2018.03.25
【日替わりレビュー:日曜日】『ど根性ガエルの娘』大月悠祐子
『ど根性ガエルの娘』
日本のすべての家族に贈る、感動の一家再生物語。
という作品紹介ではあるのですが、まずは1巻を読んでみてください。たぶん、“感動”のベクトルが思っていた方向と違うという驚きがあるんじゃないでしょうか。でもこの作品に驚かされるのはこんなもんじゃなく、絶えずなんです。
大ヒットした国民的ギャグマンガ『ど根性ガエル』の作者・吉沢やすみは大スランプに陥り、ギャンブル、DV、娘の財布からお金を盗むなどし、ついには失踪し原稿も落とす。
衝撃の家族エピソードを実娘のマンガ家・大月悠祐子が描く、家族崩壊から再生までの話というのがあらすじではあるのですが、“再生”部分ががまさにリアルタイムで、連載中にもどうなっているのかわからないほど。
これは実際の家族のルポなんです。
こんなにどんでん返しに次ぐどんでん返し、ありますか? 毎回「衝撃の新展開!!!」と煽りたくなるほど、新展開が続きすぎます。また、伏線回収が素晴らしく(実際にあったことですし、伏線という言い方がいいのやら……?)大月先生の話の見せ方が見事。
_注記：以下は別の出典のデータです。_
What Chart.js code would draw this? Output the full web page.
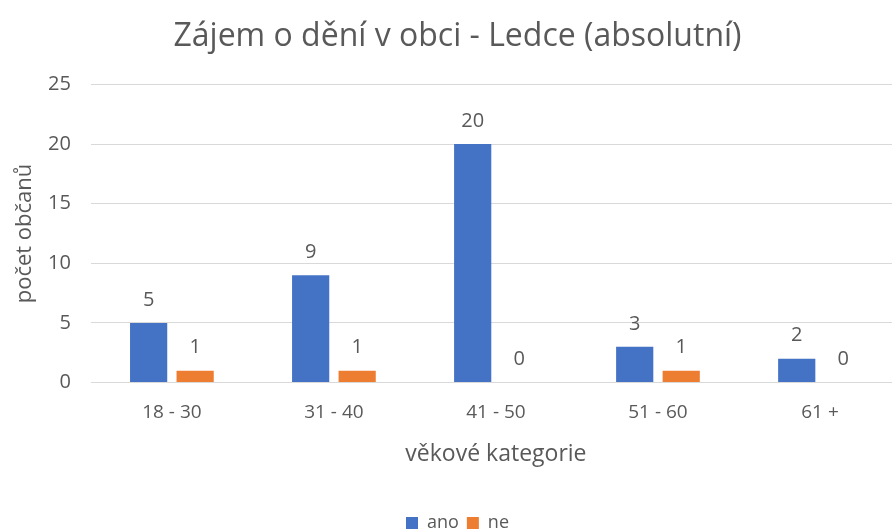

しかし、これが実際の話なんだから「もうそろそろ落ち着いてあげて……」と思っても、いまこの瞬間にも家族の出来事は現実に起こっているんですよね。どんな最終回を迎えるかは、誰にも分からないのです。
ちなみに本作品、最初は「週刊アスキー」(KADOKAWA)で連載していましたが、Webコミックサイト「ヤングアニマルDensi」を経て現在アプリ「マンガPark」(白泉社)にて掲載と、どんどん掲載誌が変わっています。
この辺りの生々しい流れすらもマンガのネタにしているのだから、大月先生のたくましさと「全てを書く」という意気込みが感じられます。現在、本作は不定期連載とはいえ、更新予定の水曜日にアプリ内で『ど根性ガエルの娘』のサムネイルに“UP”のアイコンが踊っていると、嬉しい反面怖くなるほど。見たい、見たくない、見たい。
同じく吉沢家の話ということで、大月先生の弟さんと吉沢やすみ先生とのご飯の思い出が詰まったこちらのエピソードもあわせてどうぞ。ぐっときます。
【田中圭一のペンと箸-漫画家の好物-】第八話:「ど根性ガエル」吉沢やすみと練馬の焼肉屋
(この記事が2015年1月ということがポイントです。『ど根性ガエルの娘』と並行して読むと、ひとつの家族の姿はここから3年で、また変化が訪れているということをリアルに感じることができると思います。)
『ど根性ガエルの娘』最新刊の4巻は3月29日発売予定。
「家族」の話は、娘から見た吉沢家という枠だけではなく、夫・大井昌和(マンガ家)と築く夫婦としての家族という枠にもあるということに、はっとするはず。今回も、どっしりくるストーリーが詰まっています。